FEMA Act was formulated by the central government to encourage external payments and across the border trades in India replacing the earlier enacted (FERA) Foreign Exchange Regulation Act.
The head office of FEMA is situated in New Delhi known as Enforcement Directorate and is headed by a Director.
OBJECTIVES OF FEMA
The main objectives of this act are as follows:-
- To help facilitate external trade and payments in India.
- To control and direct the employment business and investment of the non-residents.
- To promote the systematized development and maintenance of a healthy foreign exchange market in India.
- To assist orderly development and maintenance of the Indian forex market.
FEATURES OF FEMA
The main features of FEMA are as follows-
- All financial transactions concerning foreign securities or exchange cannot be carried out without the approval of FEMA. All transactions must be carried out through “Authorised Persons.”
- FEMA does not apply to the Indian citizens who resides outside India. This criteria is checked by the number of days a person stays in India for more than 182 days in the preceding financial year.
- Under FEMA, foreign exchange transactions are divided into two categories, they are capital account and current account transactions.
- This FEMA Act is a civil law and any kind of contraventions of the Act provide for arrest only in the exceptional cases.
APPLICABILITY OF FEMA ACT 1999
FEMA (Foreign Exchange Management Act) is applicable to the whole of India and equally applicable to the agencies and offices located outside India (which are owned or managed by an Indian Citizen). It is applicable to:
- exports of any foods and services from India to outside, foreign currency, that is any currency other than Indian currency,
- foreign exchange,
- foreign security,
- Imports of goods and services from outside India to India,
- securities as defined in Public Debt Act 1994,
- banking, financial and insurance services,
- sale, purchase and exchange of any kind (i.e. Transfer),
- any overseas company that is owned 60% or more by an NRI (Non Resident Indian)

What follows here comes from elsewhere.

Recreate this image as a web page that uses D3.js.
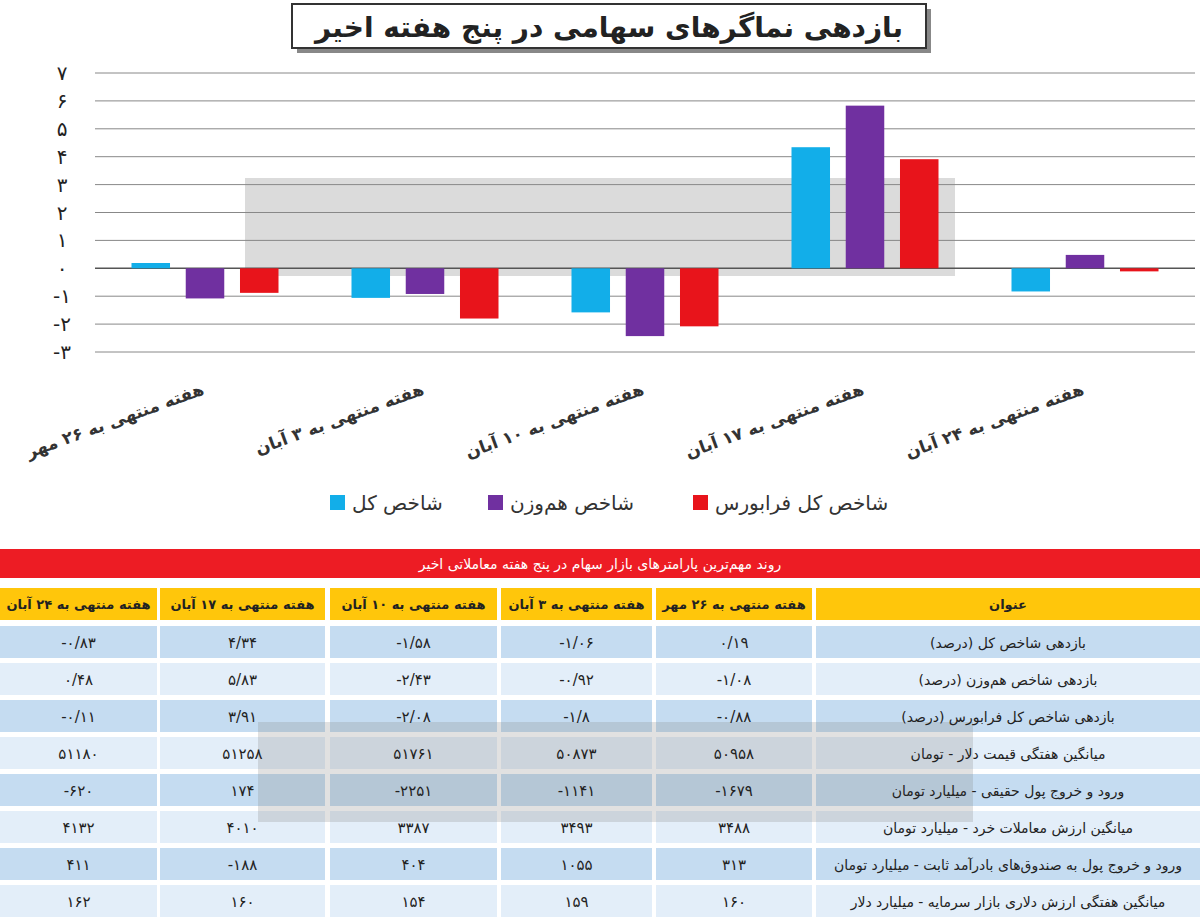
<!DOCTYPE html>
<html><head><meta charset="utf-8">
<script src="https://cdn.jsdelivr.net/npm/d3@7/dist/d3.min.js"></script>
<style>body{margin:0;background:#fff}svg{display:block;font-family:"DejaVu Sans",sans-serif}</style>
</head><body><svg id="c" width="1200" height="921"></svg>
<script>
const categories=["هفته منتهی به ۲۶ مهر","هفته منتهی به ۳ آبان","هفته منتهی به ۱۰ آبان","هفته منتهی به ۱۷ آبان","هفته منتهی به ۲۴ آبان"];
const seriesNames=["شاخص کل","شاخص هم‌وزن","شاخص کل فرابورس"];
const kol=[0.19,-1.06,-1.58,4.34,-0.83];
const hamvazn=[-1.08,-0.92,-2.43,5.83,0.48];
const farabourse=[-0.88,-1.8,-2.08,3.91,-0.11];
const yTicks=[-3,-2,-1,0,1,2,3,4,5,6,7];
const tableTitle="روند مهم‌ترین پارامترهای بازار سهام در پنج هفته معاملاتی اخیر";
const rowLabels=["بازدهی شاخص کل (درصد)","بازدهی شاخص هم‌وزن (درصد)","بازدهی شاخص کل فرابورس (درصد)","میانگین هفتگی قیمت دلار - تومان","ورود و خروج پول حقیقی - میلیارد تومان","میانگین ارزش معاملات خرد - میلیارد تومان","ورود و خروج پول به صندوق‌های بادرآمد ثابت - میلیارد تومان","میانگین هفتگی ارزش دلاری بازار سرمایه - میلیارد دلار"];
const dollar=[50958,50873,51761,51258,51180];
const haghighi=[-1679,-1141,-2251,174,-620];
const khord=[3488,3493,3387,4010,4132];
const sandogh=[313,1055,404,-188,411];
const dollarValue=[160,159,154,160,162];

const fa=s=>String(s).replace(/\d/g,d=>"۰۱۲۳۴۵۶۷۸۹"[d]);
const fmtDec=v=>(v<0?"-":"")+fa(Math.abs(v).toFixed(2).replace(/0$/,"").replace(/\.0$/,"")).replace(".","/");
const fmtInt=v=>(v<0?"-":"")+fa(Math.abs(v));

const svg=d3.select("#c");
const colors=["#12aee9","#7030a0","#e8141b"];
svg.append("rect").attr("x",297).attr("y",9).attr("width",634).attr("height",44).attr("fill","#888");
svg.append("rect").attr("x",292).attr("y",4).attr("width",634).attr("height",44).attr("fill","#fff").attr("stroke","#333").attr("stroke-width",2);
svg.append("text").attr("x",609).attr("y",37).attr("text-anchor","middle").attr("font-size",28).attr("font-weight","bold").attr("fill","#222").text("بازدهی نماگرهای سهامی در پنج هفته اخیر");

const x=d3.scaleBand().domain(categories).range([95,1195]);
const y=d3.scaleLinear().domain([-3,7]).range([352,73]);
const xs=d3.scaleBand().domain([0,1,2]).range([-73.5,73.5]).paddingInner(0.29);
svg.append("rect").attr("x",245).attr("y",178).attr("width",710).attr("height",98).attr("fill","#999").attr("opacity",0.35);
svg.append("g").selectAll("line").data(yTicks).join("line").attr("x1",95).attr("x2",1195)
 .attr("y1",d=>y(d)).attr("y2",d=>y(d)).attr("stroke",d=>d===0?"#555":"#888").attr("stroke-width",d=>d===0?1.5:1);
svg.append("g").selectAll("text").data(yTicks).join("text").attr("x",62).attr("y",d=>y(d)+7)
 .attr("text-anchor","middle").attr("font-size",20).attr("fill","#222").text(d=>(d<0?"-":"")+fa(Math.abs(d)));
const series=[kol,hamvazn,farabourse];
series.forEach((s,i)=>{
 svg.append("g").selectAll("rect").data(s).join("rect")
  .attr("x",(d,j)=>x(categories[j])+x.bandwidth()/2+xs(i)).attr("width",xs.bandwidth())
  .attr("y",d=>y(Math.max(0,d))).attr("height",d=>Math.abs(y(d)-y(0))).attr("fill",colors[i]);
});
svg.append("g").selectAll("text").data(categories).join("text")
 .attr("transform",d=>`translate(${x(d)+x.bandwidth()/2},394) rotate(-20)`)
 .attr("direction","rtl").attr("text-anchor","start").attr("font-size",17).attr("font-weight","bold").attr("fill","#333")
 .text(d=>d);
const leg=[{n:seriesNames[0],c:colors[0],x:330},{n:seriesNames[1],c:colors[1],x:488},{n:seriesNames[2],c:colors[2],x:693}];
leg.forEach(l=>{svg.append("rect").attr("x",l.x).attr("y",495).attr("width",15).attr("height",15).attr("fill",l.c);
 svg.append("text").attr("x",l.x+22).attr("y",510).attr("font-size",20).attr("fill","#333").text(l.n);});

svg.append("rect").attr("x",0).attr("y",549).attr("width",1200).attr("height",29).attr("fill","#ed1c24");
svg.append("text").attr("x",600).attr("y",569).attr("text-anchor","middle").attr("font-size",14).attr("fill","#fff").text(tableTitle);
const cols=[[816,384],[656,156],[501,151],[330,167],[160,165],[0,157]];
const headers=["عنوان",...categories];
cols.forEach((c,i)=>{svg.append("rect").attr("x",c[0]).attr("y",588).attr("width",c[1]).attr("height",32).attr("fill","#ffc60b");
 svg.append("text").attr("x",c[0]+c[1]/2).attr("y",609).attr("text-anchor","middle").attr("font-size",13).attr("font-weight","bold").attr("fill","#222").text(headers[i]);});
const rows=[kol.map(fmtDec),hamvazn.map(fmtDec),farabourse.map(fmtDec),dollar.map(fmtInt),haghighi.map(fmtInt),khord.map(fmtInt),sandogh.map(fmtInt),dollarValue.map(fmtInt)];
rows.forEach((r,ri)=>{const ry=626+ri*37.0;const fill=ri%2===0?"#c5dcf1":"#e3eef9";
 cols.forEach(c=>svg.append("rect").attr("x",c[0]).attr("y",ry).attr("width",c[1]).attr("height",32).attr("fill",fill));});
svg.append("rect").attr("x",258).attr("y",722).attr("width",715).attr("height",100).attr("fill","#888").attr("opacity",0.25);
rows.forEach((r,ri)=>{const ry=626+ri*37.0;
 cols.forEach((c,ci)=>svg.append("text").attr("x",c[0]+c[1]/2).attr("y",ry+22).attr("text-anchor","middle").attr("font-size",ci===0?14:15).attr("fill","#222")
   .attr("direction",ci===0?"rtl":"ltr").text(ci===0?rowLabels[ri]:r[ci-1]));});
</script></body></html>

IMPORTANT PROVISIONS OF FEMA ACT, 1999
- FEMA allows free transactions on current account subject to reasonable restrictions that may be imposed. (Section 5)
- RBI controls over capital account transactions. (Section 11)
- It allows Control over realization of export proceeds. (Section 7 and 8)
- It allows dealing in foreign exchange through authorized persons like authorized dealer or money changer, AD Category banks etc. (Section 10)
- It provides appeal provision including Special Director (Appeals) (Section 17)
- It is governed by Directorate of enforcement. (Section 36)
- FEMA recognized the possibility of Capital Account convertibility. (Section 6)
- The violation of FEMA is a civil offence. (Section 13)
Thus, in a nutshell, FEMA act, 1999 is a soft, liberal & simplified law that aims at boosting foreign trade and investment more in tune with country’s new economic environment of globalization of Indian economy.